The United States, amicus curiae in this case, also briefly argued that the Commission’s interpretation of Section 337 is appropriate in light of the history and purpose of the Tariff Act and is entitled to Chevron deference.

As for the ability to effectively formulate and enforce an exclusion order that allows for the importation of scanners used for non-infringing uses, the parties again had diverging views.  Suprema argued that: 1) the Commission’s exclusion order prohibited all scanners without reference to post-importation use; 2) even if the Commission attempted to make a distinction it would be impossible to enforce; and 3) the Commission’s finding of induced infringement was based on willful blindness, not specific intent.

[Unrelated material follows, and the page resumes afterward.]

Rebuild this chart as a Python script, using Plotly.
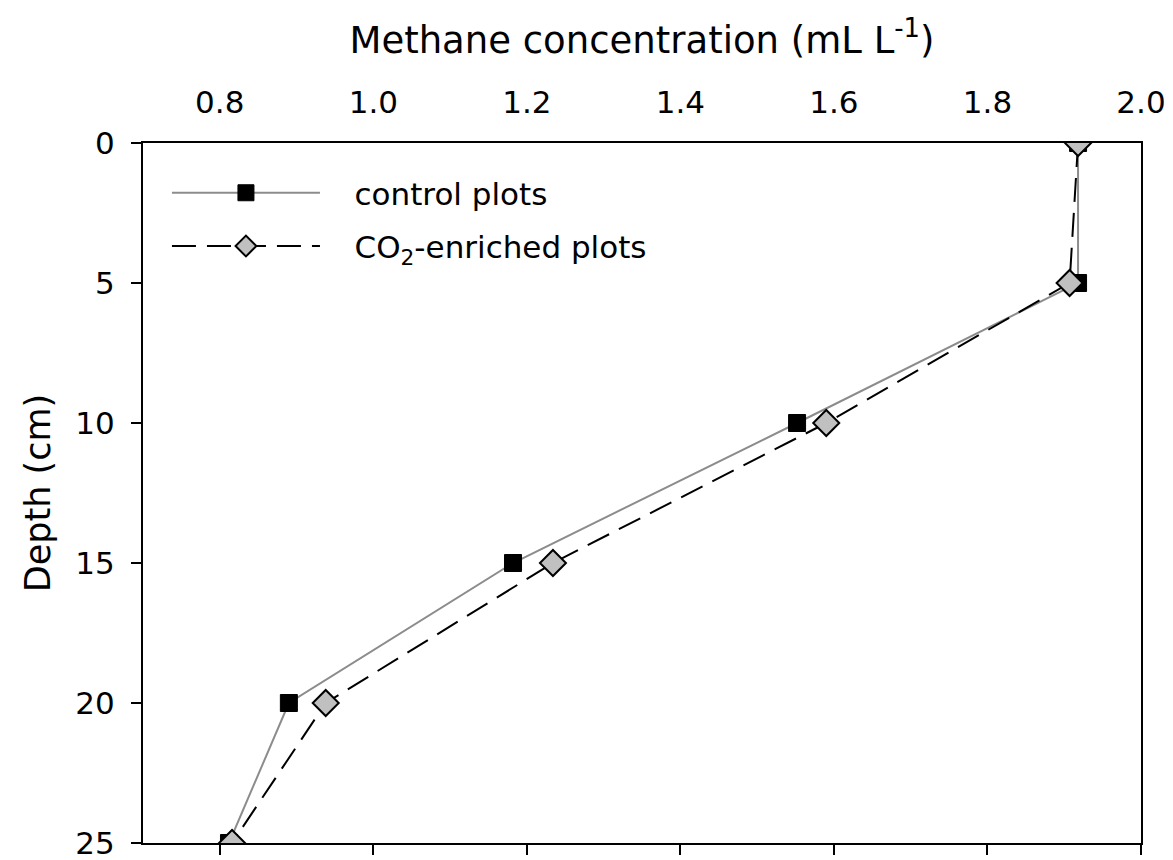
import plotly.graph_objects as go

# Depth profile of soil-gas methane
depth_cm = [0, 5, 10, 15, 20, 25]
control_ch4 = [1.918, 1.918, 1.552, 1.182, 0.890, 0.812]
co2_ch4 = [1.918, 1.907, 1.590, 1.234, 0.938, 0.816]

x_ticks = [0.8, 1.0, 1.2, 1.4, 1.6, 1.8, 2.0]
x_tick_text = ["0.8", "1.0", "1.2", "1.4", "1.6", "1.8", "2.0"]
y_ticks = [0, 5, 10, 15, 20, 25]

FONT = "DejaVu Sans"
PAD = "\u00a0\u00a0\u00a0"  # gap between legend sample and its label

fig = go.Figure()

fig.add_trace(go.Scatter(
    x=control_ch4, y=depth_cm, mode="lines+markers",
    name=PAD + "control plots", legendgroup="a",
    line=dict(color="#8c8c8c", width=2),
    marker=dict(symbol="square", size=17, color="black",
                line=dict(color="black", width=1)),
))
fig.add_trace(go.Scatter(
    x=co2_ch4, y=depth_cm, mode="lines+markers",
    name=PAD + "CO<sub>2</sub>-enriched plots", legendgroup="b",
    line=dict(color="black", width=2, dash="24px,11px"),
    marker=dict(symbol="diamond", size=20, color="#c0c0c0",
                line=dict(color="black", width=2)),
))

# invisible helper so the bottom axis carries the tick marks
fig.add_trace(go.Scatter(
    x=[x_ticks[0], x_ticks[-1]], y=[depth_cm[0], depth_cm[-1]],
    xaxis="x2", mode="markers", marker=dict(opacity=0),
    showlegend=False, hoverinfo="skip",
))

fig.update_layout(
    width=1173, height=860,
    margin=dict(l=143, r=32, t=143, b=17),
    paper_bgcolor="white", plot_bgcolor="white",
    font=dict(family=FONT, color="black"),
    title=dict(
        text="Methane concentration (mL L<sup>-1</sup>)",
        font=dict(family=FONT, size=37, color="black"),
        xref="paper", yref="container",
        x=0.5, xanchor="center",
        y=1 - 40 / 860, yanchor="middle",
    ),
    xaxis=dict(
        side="top", range=[0.7, 2.0], automargin=False,
        tickvals=x_ticks, ticktext=x_tick_text,
        ticks="", ticklabelstandoff=16, ticklabeloverflow="allow",
        tickfont=dict(family=FONT, size=31, color="black"),
        showline=True, linecolor="black", linewidth=2,
        showgrid=False, zeroline=False,
    ),
    xaxis2=dict(
        overlaying="x", side="bottom", range=[0.7, 2.0], automargin=False,
        tickvals=x_ticks, showticklabels=False,
        ticks="outside", ticklen=10, tickwidth=2, tickcolor="black",
        showline=True, linecolor="black", linewidth=2,
        showgrid=False, zeroline=False,
    ),
    yaxis=dict(
        range=[25, 0], tickvals=y_ticks, automargin=False,
        ticks="outside", ticklen=10, tickwidth=2, tickcolor="black",
        ticklabelstandoff=10, ticklabeloverflow="allow",
        tickfont=dict(family=FONT, size=31, color="black"),
        showline=True, linecolor="black", linewidth=2, mirror=True,
        showgrid=False, zeroline=False,
        title=dict(text="Depth (cm)", font=dict(family=FONT, size=35, color="black"),
                   standoff=14),
    ),
    legend=dict(
        x=0.024, y=0.967, xanchor="left", yanchor="top",
        bgcolor="rgba(0,0,0,0)", itemwidth=148,
        font=dict(family=FONT, size=31, color="black"),
        traceorder="grouped", tracegroupgap=10,
    ),
)

fig.write_html("out.html")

The Commission and Cross Match argued that the panel confused the question of an appropriate remedy under 19 U.S.C. § 1337(d) with the question of liability under 19 U.S.C. § (a)(1)(B)(i).  They argued that if the Court’s concern is that the Commission’s remedial order in this case bans the importation of articles that may or may not later give rise to direct infringement, then the Court could vacate and remand the decision to the Commission so that the Commission could tailor a selective order that would ensure exclusion of only the infringing scanners.  The Commission and Cross Match also noted that the vast majority of Suprema’s accused scanners were destined for Mentalix’s software pairing, and, thus, would be infringing.  In addition, the Commission and Cross Match stated that no scanners had been turned away at Customs to date under the current exclusion order, and should Suprema disagree with the subsequently-narrowed order they could file a protest with a Customs specialist.  Finally, it was noted that Suprema also has the ability to request an advisory opinion from the Commission should it require further clarification.

Potential Outcomes  

The Federal Circuit may conclude, as the panel did, that the ITC lacks authority over induced infringement of method claims when direct infringement occurs after importation.  As a few judges noted, if the Court holds that the statute should be given a narrow interpretation to authorize a remedy only for articles that infringe “at the time of importation,” it may later be argued that the ITC lacks authority to remedy infringement of method of use claims or even contributory infringement claims.  This extension of the argument may have significant implications for the scope of the ITC’s remedial authority.

Alternatively, the Court may conclude that congressional intent regarding “articles that — infringe” is ambiguous with respect to induced infringement.  If so, then the Court would proceed to the second step of the Chevron analysis and determine whether the Commission reasonably included induced infringement in its interpretations of “articles that — infringe.”  Here, the Court may decide that the Commission’s interpretation was reasonable and continue to allow the Commission in appropriate circumstances to remedy infringement of method claims based on a theory of induced infringement.  It is also possible though that the Court may determine that the Commission’s interpretation of the statute to authorize exclusionary orders directed to prohibit the importation of non-infringing staple articles of commerce was unreasonable, particularly in light of a number of judges’ concern regarding Customs’ practical enforcement of an ITC exclusion order directed to non-infringing staple items of commerce when imported.

Finally, although it is possible, it is uncertain whether the Court will remand the case to the Commission to tailor the remedy order.

The uncertainty for patent owners contemplating the assertion of inducement of method claim infringement will continue until the full Federal Circuit resolves the Suprema case.  As we have from the start, we will continue to report significant developments to the case as it proceeds though to its final decision.